__Stated exercise__
The answer is one number: how many lines in the data below hold "seaborn".

__Recorded data__
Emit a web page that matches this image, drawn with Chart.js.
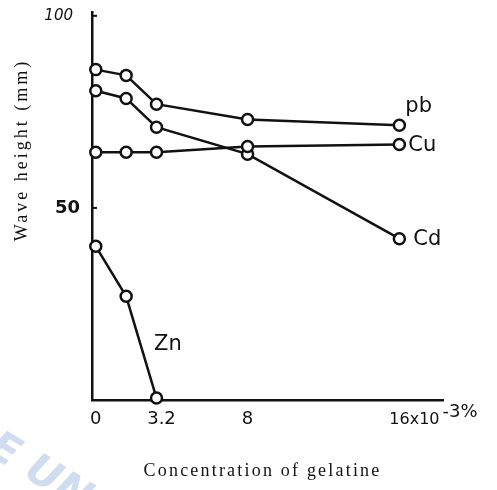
<!DOCTYPE html>
<html lang="en">
<head>
    <meta charset="UTF-8">
    <title>Wave height vs gelatine</title>
    <script src="https://cdn.jsdelivr.net/npm/chart.js"></script>
    <style>
        body { margin: 0; background: #fff; }
        canvas { display: block; }
    </style>
</head>
<body>
<canvas id="waveChart" width="497" height="490"></canvas>
<script>
    // concentration of gelatine (x10^-3 %)
    const concentrations = [0, 1.6, 3.2, 8, 16];
    const pbValues = [86, 84.5, 77, 73, 71.5];
    const cuValues = [64.5, 64.5, 64.5, 66, 66.5];
    const cdValues = [80.5, 78.5, 71, 64, 42];
    const znValues = [40, 27, 0.5];
    const seriesNames = ['pb', 'Cu', 'Cd', 'Zn'];
    const yTicks = [50, 100];
    const xTicks = [0, 3.2, 8, 16];
    const xTickLabels = ['0', '3.2', '8', '16x10'];

    function points(vals) {
        return vals.map(function (v, i) { return { x: concentrations[i], y: v }; });
    }

    const lineStyle = {
        borderColor: '#111',
        borderWidth: 2.5,
        pointRadius: 5.5,
        pointBorderWidth: 2.5,
        pointBackgroundColor: '#fff',
        pointBorderColor: '#111',
        tension: 0,
        clip: false
    };

    // labels, axis titles and tick texts drawn by hand like the original figure
    const annotations = {
        id: 'annotations',
        afterDraw(chart) {
            const ctx = chart.ctx;
            const xs = chart.scales.x, ys = chart.scales.y;
            ctx.save();
            ctx.fillStyle = '#111';
            ctx.strokeStyle = '#111';

            // small tick nubs on y axis
            ctx.lineWidth = 2;
            yTicks.forEach(function (t) {
                const py = ys.getPixelForValue(t);
                ctx.beginPath();
                ctx.moveTo(xs.left, py);
                ctx.lineTo(xs.left + 5, py);
                ctx.stroke();
            });

            // y tick labels
            ctx.textBaseline = 'middle';
            ctx.textAlign = 'right';
            ctx.font = 'italic 15px "DejaVu Sans"';
            ctx.fillText(String(yTicks[1]), xs.left - 19, ys.getPixelForValue(yTicks[1]));
            ctx.font = 'bold 18px "DejaVu Sans"';
            ctx.fillText(String(yTicks[0]), xs.left - 12, ys.getPixelForValue(yTicks[0]));

            // x tick labels
            ctx.textAlign = 'center';
            ctx.textBaseline = 'top';
            ctx.font = '18px "DejaVu Sans"';
            xTicks.forEach(function (t, i) {
                let px = xs.getPixelForValue(t);
                if (i === 1) px += 5;
                if (i === 3) {
                    ctx.textAlign = 'left';
                    ctx.font = '16px "DejaVu Sans"';
                    ctx.fillText(xTickLabels[i], px - 10, ys.bottom + 12);
                    const w = ctx.measureText(xTickLabels[i]).width;
                    ctx.font = '18px "DejaVu Sans"';
                    ctx.fillText('-3%', px - 10 + w + 3, ys.bottom + 3);
                    return;
                }
                ctx.fillText(xTickLabels[i], px, ys.bottom + 10);
            });

            // series labels
            ctx.font = '21px "DejaVu Sans"';
            ctx.textAlign = 'left';
            ctx.textBaseline = 'middle';
            const last = concentrations.length - 1;
            const lastX = xs.getPixelForValue(concentrations[last]);
            ctx.fillText(seriesNames[0], lastX + 6, ys.getPixelForValue(pbValues[last]) - 19);
            ctx.fillText(seriesNames[1], lastX + 9, ys.getPixelForValue(cuValues[last]) + 1);
            ctx.fillText(seriesNames[2], lastX + 14, ys.getPixelForValue(cdValues[last]) + 1);
            ctx.textAlign = 'center';
            ctx.fillText(seriesNames[3], xs.getPixelForValue(3.8), ys.getPixelForValue(14.5));

            // axis titles
            ctx.font = '18px "Liberation Serif"';
            ctx.letterSpacing = '2.2px';
            ctx.textAlign = 'center';
            ctx.textBaseline = 'middle';
            ctx.fillText('Concentration of gelatine', (xs.left + xs.right) / 2 - 5, 471);
            ctx.letterSpacing = '3px';
            ctx.translate(22, 150);
            ctx.rotate(-Math.PI / 2);
            ctx.fillText('Wave height (mm)', 0, 0);
            ctx.restore();

            // faint scan watermark
            ctx.save();
            ctx.translate(2, 426);
            ctx.rotate(0.55);
            ctx.fillStyle = 'rgba(150,180,225,0.45)';
            ctx.font = 'bold italic 42px "DejaVu Sans"';
            ctx.textBaseline = 'top';
            ctx.letterSpacing = '0px';
            ctx.fillText('E UN', 0, 0);
            ctx.restore();
        }
    };

    new Chart(document.getElementById('waveChart'), {
        type: 'line',
        data: {
            datasets: [
                Object.assign({ label: seriesNames[0], data: points(pbValues) }, lineStyle),
                Object.assign({ label: seriesNames[1], data: points(cuValues) }, lineStyle),
                Object.assign({ label: seriesNames[2], data: points(cdValues) }, lineStyle),
                Object.assign({ label: seriesNames[3], data: points(znValues) }, lineStyle)
            ]
        },
        options: {
            responsive: false,
            animation: false,
            layout: { padding: { left: 92, right: 54, top: 12, bottom: 90 } },
            plugins: { legend: { display: false }, tooltip: { enabled: false } },
            scales: {
                x: {
                    type: 'linear', min: -0.2, max: 18.3,
                    grid: { display: false, drawTicks: false },
                    border: { display: true, color: '#111', width: 2.5 },
                    ticks: { display: false }
                },
                y: {
                    min: 0, max: 101,
                    grid: { display: false, drawTicks: false },
                    border: { display: true, color: '#111', width: 2.5 },
                    ticks: { display: false }
                }
            }
        },
        plugins: [annotations]
    });
</script>
</body>
</html>
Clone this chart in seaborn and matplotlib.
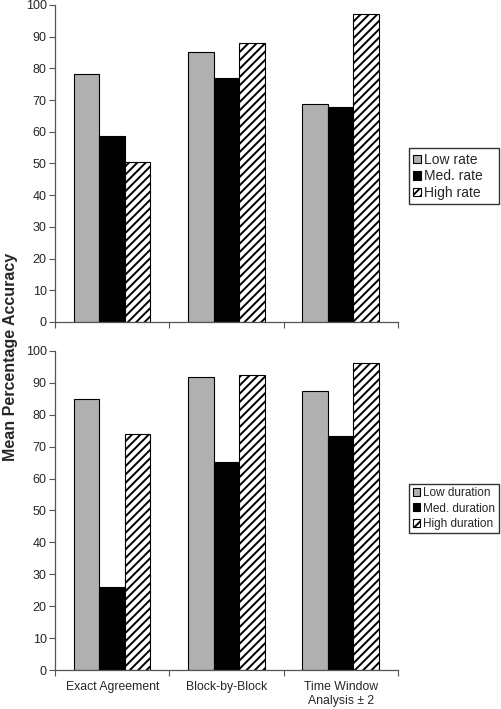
import pandas as pd
import seaborn as sns
import matplotlib.pyplot as plt

methods = ['Exact Agreement', 'Block-by-Block', 'Time Window\nAnalysis ± 2']

rate_groups = ['Low rate', 'Med. rate', 'High rate']
rate_low = [78.3, 85.3, 68.9]
rate_med = [58.7, 76.9, 67.8]
rate_high = [50.3, 88.0, 97.0]

dur_groups = ['Low duration', 'Med. duration', 'High duration']
dur_low = [85.0, 91.8, 87.5]
dur_med = [25.9, 65.3, 73.4]
dur_high = [74.1, 92.5, 96.2]

bar_colors = ['#b0b0b0', '#000000', '#ffffff']

sns.set_style('ticks')
plt.rcParams['font.family'] = ['Liberation Sans', 'DejaVu Sans']
plt.rcParams['hatch.linewidth'] = 1.4


def make_df(groups, series):
    rows = []
    for g, vals in zip(groups, series):
        for m, v in zip(methods, vals):
            rows.append({'method': m, 'group': g, 'acc': v})
    return pd.DataFrame(rows)


def draw_panel(ax, groups, series, show_labels, legend_y, legend_fs, hsize, lspace):
    df = make_df(groups, series)
    sns.barplot(data=df, x='method', y='acc', hue='group', order=methods,
                hue_order=groups, palette=bar_colors, edgecolor='black',
                linewidth=0.8, width=0.67, gap=0, ax=ax, legend=False)
    for bar in ax.containers[2]:
        bar.set_hatch('////')
    ax.set_ylim(0, 100)
    ax.set_yticks(range(0, 101, 10))
    ax.set_xlim(-0.5, 2.5)
    # tick marks sit between groups, labels centered under groups
    ax.set_xticks([-0.5, 0.5, 1.5, 2.5])
    ax.set_xticklabels([])
    ax.set_xticks([0, 1, 2], minor=True)
    if show_labels:
        ax.set_xticklabels(methods, minor=True)
    else:
        ax.set_xticklabels([], minor=True)
    ax.tick_params(axis='x', which='minor', length=0, pad=8, labelsize=8.8)
    ax.tick_params(axis='x', which='major', length=4, width=0.8, color='#555555')
    ax.tick_params(axis='y', length=4, width=0.8, color='#555555', labelsize=9, pad=2)
    ax.set_xlabel('')
    ax.set_ylabel('')
    sns.despine(ax=ax)
    for s in ['left', 'bottom']:
        ax.spines[s].set_color('#555555')
        ax.spines[s].set_linewidth(0.9)
    # legend handles taken from the drawn bars so the hatch carries over
    handles = [c.patches[0] for c in ax.containers]
    ax.legend(handles, groups, loc='center left',
              bbox_to_anchor=(1.033, legend_y, 0.262, 0), mode='expand',
              frameon=True, fancybox=False, edgecolor='black', fontsize=legend_fs,
              handlelength=hsize, handleheight=hsize, handletextpad=0.2,
              borderpad=0.3, labelspacing=lspace, borderaxespad=0)


fig = plt.figure(figsize=(5.01, 7.09), dpi=100)
ax1 = fig.add_axes([0.11, 0.546, 0.684, 0.447])
ax2 = fig.add_axes([0.11, 0.055, 0.684, 0.450])

draw_panel(ax1, rate_groups, [rate_low, rate_med, rate_high], False,
           0.459, 10, 0.55, 0.2)
draw_panel(ax2, dur_groups, [dur_low, dur_med, dur_high], True,
           0.506, 8.5, 0.65, 0.28)

fig.text(0.02, 0.496, 'Mean Percentage Accuracy', rotation=90, va='center',
         ha='center', fontsize=11.5, fontweight='bold')

fig.savefig('out.png', dpi=100)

__Exercise response__
2